Federal judge slams California’s background check for buying ammunition

A new law signed by California Governor Gavin Newsom (seen above in Rancho Cordova, California, on April 14) which requires background checks for those wishing to buy ammunition has been ruled unconstitutional by a federal judge in San Diego

In a development one might not expect in California, a federal judge on April 23 blocked background checks for ammunition buyers in that state on the grounds that they restrict law-abiding people while not affecting people who buy and use firearms illegally.

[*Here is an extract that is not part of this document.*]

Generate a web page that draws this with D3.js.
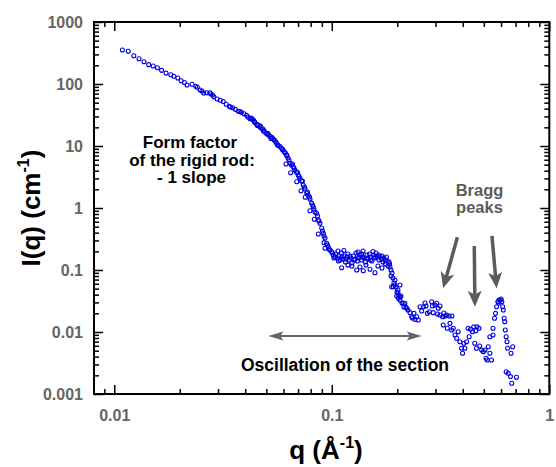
<!DOCTYPE html>
<html>
<head>
<meta charset="utf-8">
<script src="https://cdn.jsdelivr.net/npm/d3@7"></script>
<style>
  body { margin: 0; background: #fff; }
  svg { display: block; }
  text { font-family: "Liberation Sans", Arial, Helvetica, sans-serif; font-weight: bold; }
</style>
</head>
<body>
<svg id="chart" width="556" height="467"></svg>
<script>
// Scattering vector q (Å^-1)
const q = [
  0.0109,0.0116,0.0123,0.0130,0.0137,0.0144,0.0151,0.0158,0.0165,0.0173,
  0.0182,0.0188,0.0196,0.0203,0.0210,0.0216,0.0228,0.0237,0.0241,0.0248,
  0.0258,0.0266,0.0275,0.0278,0.0287,0.0297,0.0307,0.0317,0.0327,0.0338,
  0.0350,0.0360,0.0372,0.0384,0.0395,0.0406,0.0412,0.0421,0.0430,0.0436,
  0.0443,0.0452,0.0458,0.0466,0.0473,0.0481,0.0488,0.0497,0.0504,0.0514,
  0.0523,0.0533,0.0540,0.0550,0.0557,0.0567,0.0578,0.0588,0.0597,0.0605,
  0.0612,0.0616,0.0620,0.0629,0.0643,0.0647,0.0653,0.0665,0.0677,0.0688,
  0.0690,0.0701,0.0714,0.0722,0.0726,0.0739,0.0753,0.0755,0.0767,0.0780,
  0.0794,0.0794,0.0808,0.0815,0.0822,0.0831,0.0837,0.0852,0.0860,0.0867,
  0.0867,0.0883,0.0899,0.0906,0.0914,0.0921,0.0931,0.0931,0.0947,0.0964,
  0.0971,0.0981,0.0999,0.1016,0.1034,
  0.0253,0.0283,0.0342,0.0378,0.0427,0.0441,0.0455,0.0470,0.0485,0.0509,
  0.0525,0.0545,0.0563,0.0593,0.0622,0.0636,0.0660,0.0670,0.0696,0.0707,
  0.0733,0.0749,0.0773,0.0790,0.0828,0.0874,0.0921,0.0956,0.1007,0.1023,
  0.1045,0.1062,0.1068,0.1073,0.1079,0.1091,0.1108,0.1110,0.1114,0.1125,
  0.1137,0.1137,0.1156,0.1162,0.1175,0.1187,0.1187,0.1206,0.1212,0.1225,
  0.1238,0.1238,0.1258,0.1265,0.1279,0.1292,0.1302,0.1313,0.1320,0.1327,
  0.1334,0.1348,0.1348,0.1370,0.1373,0.1377,0.1392,0.1396,0.1406,0.1429,
  0.1436,0.1444,0.1451,0.1467,0.1491,0.1499,0.1506,0.1515,0.1530,0.1547,
  0.1555,0.1563,0.1580,0.1580,0.1597,0.1622,0.1630,0.1639,0.1648,0.1665,
  0.1692,0.1701,0.1701,0.1719,0.1737,0.1756,0.1765,0.1784,0.1794,0.1813,
  0.1833,0.1843,0.1852,0.1872,0.1872,0.1885,0.1891,0.1911,0.1917,0.1931,
  0.1952,0.1952,0.1973,0.1988,0.1994,0.2015,0.2015,0.2021,0.2036,0.2058,
  0.2058,0.2058,0.2080,0.2102,0.2130,0.2146,0.2169,0.2192,0.2210,0.2241,
  0.2289,0.2330,0.2350,0.2387,0.2412,0.2456,0.2499,0.2545,0.2590,0.2636,
  0.2684,0.2711,0.2750,0.2809,0.2879,0.2902,0.2928,0.2981,0.3036,0.3062,
  0.3087,0.3143,0.3143,0.3232,0.3253,0.3277,0.3312,0.3374,0.3395,0.3467,
  0.3494,0.3557,0.3568,0.3618,0.3683,0.3751,0.3813,0.3882,0.3952,0.3994,
  0.4049,0.4092,0.4165,0.4235,0.4280,0.4342,0.4433,0.4494,0.4542,0.4590,
  0.4621,0.4652,0.4751,0.4785,0.4886,0.4976,0.5067,0.5121,0.5185,0.5240,
  0.5331,0.5331,0.5422,0.5510,0.5510,0.5600,0.5655,0.5725,0.5800,0.5843,
  0.5870,0.5962,0.6003,0.6050,0.6106,0.6145,0.6202,0.6242,0.6276,0.6334,
  0.6334,0.6392,0.6433,0.6474,0.6628,0.6669,0.6718,0.6789,0.7062
];

// Scattered intensity I(q) (cm^-1)
const intensity = [
  353,337,286,256,229,205,195,183,166,150,
  141,133,125,113,106,96.3,98.9,91.8,88.5,80.0,
  71.6,72.3,72.3,69.6,62.1,57.2,54.8,52.1,47.1,43.7,
  41.5,39.0,36.3,34.9,33.1,31.2,29.4,27.5,27.2,26.2,
  23.9,22.4,21.8,20.6,19.5,19.0,17.8,16.4,15.6,14.9,
  14.2,13.5,12.7,11.9,11.2,10.3,9.80,9.18,8.62,8.09,
  7.71,5.13,7.16,6.40,5.26,3.71,4.94,4.64,4.10,3.81,
  2.65,3.41,3.01,1.90,2.73,2.35,2.03,1.49,1.75,1.62,
  1.40,0.905,1.20,1.12,1.05,0.657,0.862,0.821,0.743,0.640,
  0.381,0.566,0.476,0.426,0.391,0.276,0.328,0.224,0.270,0.235,
  0.218,0.210,0.197,0.175,0.164,
  77.1,66.5,42.6,36.0,28.3,24.9,21.4,21.0,17.5,15.9,
  13.2,12.5,10.4,8.78,7.03,5.95,5.13,4.42,3.74,3.22,
  2.73,2.18,1.81,1.50,0.963,0.617,0.354,0.253,0.188,0.156,
  0.181,0.156,0.202,0.140,0.168,0.145,0.188,0.109,0.162,0.150,
  0.168,0.206,0.135,0.150,0.162,0.181,0.120,0.145,0.168,0.156,
  0.130,0.116,0.168,0.145,0.150,0.188,0.100,0.140,0.195,0.156,
  0.162,0.175,0.112,0.145,0.181,0.162,0.202,0.0974,0.156,0.135,
  0.120,0.156,0.175,0.150,0.181,0.103,0.145,0.162,0.140,0.199,
  0.175,0.162,0.156,0.0905,0.188,0.162,0.116,0.175,0.145,0.168,
  0.150,0.168,0.108,0.135,0.156,0.145,0.125,0.162,0.140,0.116,
  0.135,0.125,0.112,0.100,0.0800,0.0538,0.0895,0.0743,0.0538,0.0617,
  0.0690,0.0573,0.0532,0.0381,0.0442,0.0476,0.0426,0.0350,0.0381,0.0328,
  0.0573,0.0367,0.0381,0.0294,0.0291,0.0253,0.0291,0.0250,0.0241,0.0226,
  0.0205,0.0176,0.0168,0.0200,0.0160,0.0176,0.0156,0.0256,0.0218,0.0256,
  0.0294,0.0263,0.0200,0.0212,0.0308,0.0263,0.0205,0.0273,0.0291,0.0195,
  0.0241,0.0263,0.0188,0.0176,0.0130,0.0202,0.0181,0.0188,0.0115,0.0181,
  0.0138,0.0108,0.0181,0.0115,0.00895,0.00791,0.0101,0.00697,0.00546,0.00454,
  0.00657,0.00546,0.00697,0.0115,0.00840,0.0111,0.0101,0.0121,0.00657,0.0105,
  0.00546,0.0121,0.0115,0.00595,0.00513,0.00482,0.00513,0.00377,0.00354,0.00579,
  0.00454,0.00840,0.00354,0.0115,0.00895,0.0167,0.0200,0.0256,0.0308,0.0294,
  0.0328,0.0328,0.0341,0.0308,0.0256,0.0226,0.0167,0.0146,0.0108,0.00840,
  0.00229,0.00697,0.00546,0.00216,0.00191,0.00454,0.00149,0.00579,0.00186
];

// Labelled decades on each axis
const xTickValues = [0.01, 0.1, 1];
const xTickLabels = ["0.01", "0.1", "1"];
const yTickValues = [0.001, 0.01, 0.1, 1, 10, 100, 1000];
const yTickLabels = ["0.001", "0.01", "0.1", "1", "10", "100", "1000"];

// Annotation texts
const formFactorLines = ["Form factor", "of the rigid rod:", "- 1 slope"];
const braggLines = ["Bragg", "peaks"];
const oscillationText = "Oscillation of the section";

// Arrow anchors in data coordinates: [q, I] for tail and tip
const braggArrows = [
  { from: [0.378, 0.337], to: [0.325, 0.0507] },
  { from: [0.452, 0.244], to: [0.455, 0.0256] },
  { from: [0.545, 0.354], to: [0.5725, 0.0507] }
];
const oscillationSpan = { qStart: 0.0511, qEnd: 0.259, level: 0.00862 };

const svg = d3.select("#chart");
const plot = { left: 94, right: 549.3, top: 22, bottom: 394 };

const x = d3.scaleLog().domain([0.00807, 1]).range([plot.left, plot.right]);
const y = d3.scaleLog().domain([0.001, 1000]).range([plot.bottom, plot.top]);

const isDecade = v => Math.abs(Math.log10(v) - Math.round(Math.log10(v))) < 1e-9;
const xMinor = x.ticks().filter(v => !isDecade(v));
const yMinor = y.ticks().filter(v => !isDecade(v));

const labelColor = "#666666";

function styleAxis(g, width) {
  g.select(".domain").remove();
  g.selectAll(".tick line").attr("stroke", "#000").attr("stroke-width", width);
}

// Bottom axis: labelled majors + minors, ticks pointing inward
const bottomMajor = svg.append("g")
  .attr("transform", `translate(0,${plot.bottom})`)
  .call(d3.axisBottom(x).tickValues(xTickValues)
    .tickFormat((d, i) => xTickLabels[i]).tickSizeInner(-9).tickSizeOuter(0).tickPadding(16));
styleAxis(bottomMajor, 1.5);
bottomMajor.selectAll("text").attr("fill", labelColor).style("font-size", "16px");

const bottomMinor = svg.append("g")
  .attr("transform", `translate(0,${plot.bottom})`)
  .call(d3.axisBottom(x).tickValues(xMinor).tickFormat("").tickSizeInner(-5).tickSizeOuter(0));
styleAxis(bottomMinor, 1.5);

// Top axis (mirror ticks)
const topMajor = svg.append("g")
  .attr("transform", `translate(0,${plot.top})`)
  .call(d3.axisTop(x).tickValues(xTickValues).tickFormat("").tickSizeInner(-9).tickSizeOuter(0));
styleAxis(topMajor, 1.5);
const topMinor = svg.append("g")
  .attr("transform", `translate(0,${plot.top})`)
  .call(d3.axisTop(x).tickValues(xMinor).tickFormat("").tickSizeInner(-5).tickSizeOuter(0));
styleAxis(topMinor, 1.5);

// Left axis
const leftMajor = svg.append("g")
  .attr("transform", `translate(${plot.left},0)`)
  .call(d3.axisLeft(y).tickValues(yTickValues)
    .tickFormat((d, i) => yTickLabels[i]).tickSizeInner(-9).tickSizeOuter(0).tickPadding(11));
styleAxis(leftMajor, 1.5);
leftMajor.selectAll("text").attr("fill", labelColor).style("font-size", "16px");
const leftMinor = svg.append("g")
  .attr("transform", `translate(${plot.left},0)`)
  .call(d3.axisLeft(y).tickValues(yMinor).tickFormat("").tickSizeInner(-5).tickSizeOuter(0));
styleAxis(leftMinor, 1.5);

// Right axis (mirror ticks)
const rightMajor = svg.append("g")
  .attr("transform", `translate(${plot.right},0)`)
  .call(d3.axisRight(y).tickValues(yTickValues).tickFormat("").tickSizeInner(-9).tickSizeOuter(0));
styleAxis(rightMajor, 1.5);
const rightMinor = svg.append("g")
  .attr("transform", `translate(${plot.right},0)`)
  .call(d3.axisRight(y).tickValues(yMinor).tickFormat("").tickSizeInner(-5).tickSizeOuter(0));
styleAxis(rightMinor, 1.5);

// Plot frame
svg.append("rect")
  .attr("x", plot.left).attr("y", plot.top)
  .attr("width", plot.right - plot.left).attr("height", plot.bottom - plot.top)
  .attr("fill", "none").attr("stroke", "#000").attr("stroke-width", 2);

// Data: open circles
svg.append("g")
  .selectAll("circle")
  .data(q.map((v, i) => [v, intensity[i]]))
  .join("circle")
  .attr("cx", d => x(d[0]))
  .attr("cy", d => y(d[1]))
  .attr("r", 2)
  .attr("fill", "none")
  .attr("stroke", "#0000dd")
  .attr("stroke-width", 1.1);

// Arrow helper: shaft plus a notched, filled head
function arrowHead(g, tip, dir, len, half, notch, color) {
  const [ux, uy] = dir;
  const px = -uy, py = ux;
  const bx = tip[0] - ux * len, by = tip[1] - uy * len;
  const nx = tip[0] - ux * (len - notch), ny = tip[1] - uy * (len - notch);
  g.append("path")
    .attr("d", `M${tip[0]},${tip[1]} L${bx + px * half},${by + py * half} L${nx},${ny} L${bx - px * half},${by - py * half} Z`)
    .attr("fill", color);
}
function unit(a, b) {
  const dx = b[0] - a[0], dy = b[1] - a[1];
  const l = Math.hypot(dx, dy);
  return [dx / l, dy / l];
}

const notes = svg.append("g");

// Bragg peak arrows
const braggColor = "#5c5c5c";
braggArrows.forEach(a => {
  const p0 = [x(a.from[0]), y(a.from[1])];
  const p1 = [x(a.to[0]), y(a.to[1])];
  const u = unit(p0, p1);
  notes.append("line")
    .attr("x1", p0[0]).attr("y1", p0[1])
    .attr("x2", p1[0] - u[0] * 10).attr("y2", p1[1] - u[1] * 10)
    .attr("stroke", braggColor).attr("stroke-width", 3.5);
  arrowHead(notes, p1, u, 16, 7, 4, braggColor);
});

// Double-headed arrow over the oscillation range
const oscColor = "#666666";
const a0 = [x(oscillationSpan.qStart), y(oscillationSpan.level)];
const a1 = [x(oscillationSpan.qEnd), y(oscillationSpan.level)];
notes.append("line")
  .attr("x1", a0[0] + 8).attr("y1", a0[1])
  .attr("x2", a1[0] - 8).attr("y2", a1[1])
  .attr("stroke", oscColor).attr("stroke-width", 2);
arrowHead(notes, a1, unit(a0, a1), 15, 4.5, 3, oscColor);
arrowHead(notes, a0, unit(a1, a0), 15, 4.5, 3, oscColor);

// Text annotations
const formBaselines = [148, 165.5, 183];
const formCenters = [190, 192, 191.5];
formFactorLines.forEach((t, i) => {
  notes.append("text")
    .attr("x", formCenters[i]).attr("y", formBaselines[i])
    .attr("text-anchor", "middle").attr("fill", "#000")
    .style("font-size", "17px").text(t);
});
braggLines.forEach((t, i) => {
  notes.append("text")
    .attr("x", 479.5).attr("y", 196 + i * 16.5)
    .attr("text-anchor", "middle").attr("fill", braggColor)
    .style("font-size", "16.5px").text(t);
});
notes.append("text")
  .attr("x", 345).attr("y", 371)
  .attr("text-anchor", "middle").attr("fill", "#000")
  .style("font-size", "17.5px").text(oscillationText);

// Axis titles
const xTitle = svg.append("text")
  .attr("x", 326).attr("y", 459)
  .attr("text-anchor", "middle").attr("fill", "#000")
  .style("font-size", "26px");
xTitle.append("tspan").text("q (Å");
xTitle.append("tspan").attr("dy", -11).style("font-size", "16px").text("-1");
xTitle.append("tspan").attr("dy", 11).text(")");

const yTitle = svg.append("text")
  .attr("transform", "translate(40,208) rotate(-90)")
  .attr("text-anchor", "middle").attr("fill", "#000")
  .style("font-size", "26px");
yTitle.append("tspan").text("I(q) (cm");
yTitle.append("tspan").attr("dy", -11).style("font-size", "16px").text("-1");
yTitle.append("tspan").attr("dy", 11).text(")");
</script>
</body>
</html>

Disproportionate effect on law-abiding people is the usual downfall of gun-control legislation, but gun-control advocates do not seem able to understand the concept.

Calling the state’s law on the matter “onerous and convoluted,” San Diego-based U.S. District Judge Roger Benitez granted a preliminary injunction against the regulation after plaintiffs including the California Rifle and Pistol Association and six-time Olympic medalist skeet shooter Kim Rhode filed suit against the state.

California voters in 2016 OK’d Proposition 63, which included the background checks along with banning high-capacity firearm magazines. The same judge stopped sales of the magazines while the state appeals another court challenge.

But in this case Benitez was more decisive, saying that “the Second Amendment rights of California citizens have been gravely injured,” and that the checks hurt legal ammo buyers while doing little to prevent criminals from obtaining firepower.

“Criminals, tyrants and terrorists don’t do background checks,” Benitez wrote.

California Attorney General Xavier Becerra late Friday filed an emergency motion with the U.S. Court of Appeals for the Ninth Circuit to suspend Benitez’s ruling while he appeals.